Dengan ungkapan yang paling berkelas,
ayat-ayat yang Allah Ta’ala turunkan melalui malaikat Jibril ‘Alaihis
salam kepada Nabi Muhammad Shallallahu ‘Alaihi Wa sallam merupakan
sajian ruhani bergizi tinggi. Maknanya bukan hanya berkesan di pikiran,
tapi menembus ruhani orang yang mengimaninya.
Di antara bentuk berkelasnya bahasa
al-Qur’an al-Karim ialah penggunaan kalimat pertanyaan yang bermakna
sindiran dan ungkapan superlatif. Misalnya, di dalam surat al-An’am [6] ayat 93, Allah Ta’ala berfirman, “Dan siapakah yang lebih zhalim daripada…”

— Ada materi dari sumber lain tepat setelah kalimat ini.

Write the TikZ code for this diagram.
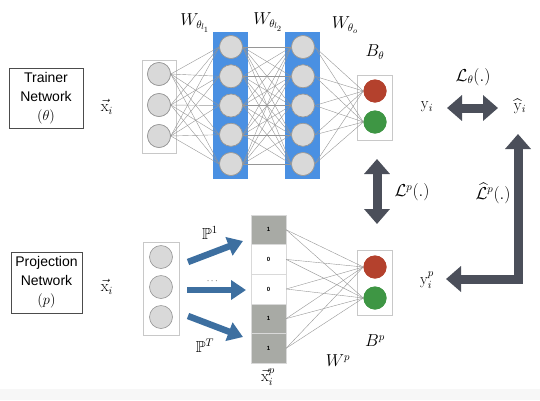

Terulang di beberapa ayat lain, frasa
‘lebih zhalim’ dalam bentuk pertanyaan ini bermakna superlatif; paling
zhalim. Di dalam kelanjutan ayat ini, mereka yang ‘paling zhalim’
disematkan kepada orang yang memiliki dua ciri. Malangnya, dua ciri ini
justru menunjukkan kesan bahwa orang tersebut paling alim di mata
kaumnya.
Pertama, berdusta atas nama Allah Ta’ala.
Disebutkan dalam kelanjutan ayat tersebut, “(Ialah orang) yang mengadakan kedustaan terhadap Allah atau berkata, ‘Telah diwahyukan kepadaku.’”
Secara khusus, ayat ini dinisbatkan
kepada nabi palsu Musailamah al-Kadzdzab. Namun, ayat ini berlaku sampai
akhir zaman dan dinisbatkan pula kepada Musadiq, Mirza Ghulam Ahmad,
atau siapa pun yang mengaku sebagai nabi dan utusan Allah Ta’ala
lainnya.
“Padahal,” lanjut ayat tersebut, “tidak diwahyukan sesuatu pun kepadanya.”
Kedua, mengaku bisa menyamai Nabi.
Mereka adalah orang yang mengatakan,
“Saya akan menurunkan seperti apa yang diturunkan oleh Allah Ta’ala.”
Dalam menafsirkan ayat ini, Imam Ibnu katsir Rahimahullahu Ta’ala
berkata, “Ialah orang yang mengaku bahwa dirinya mampu menandingi wahyu
yang diturunkan dari sisi Allah Ta’ala dengan perkataan yang
diada-adakannya.”
Orang-orang dengan ciri kedua ini sama dengan golongan yang berkata, “Jika kami menghendaki, niscaya kami mampu membacakan yang seperti ini (al-Qur’an).” (Qs. al-Anfal [8]: 31)
Sekilas, orang-orang yang mengaku Nabi
atau mampu membuat yang setara dengan al-Qur’an al-Karim terlihat
pandai, cerdas, bahkan alim. Padahal, ia merupakan orang yang paling
bodoh karena tidak mampu menggunakan logika yang telah diberikan oleh
Allah Ta’ala kepadanya.
Jika terhadap Allah Ta’ala Yang Mahabenar
perkataan-Nya dan Nabi yang tidak pernah dusta saja mereka ingkar,
bagaimana mungkin mereka justru membenarkan apa yang ada di pikiran
piciknya?
Semoga Allah Ta’ala melindungi kita
sekeluarga dan kaum Muslimin dari buruknya orang dengan dua ciri ini.
Ialah orang yang paling zhalim di antara manusia.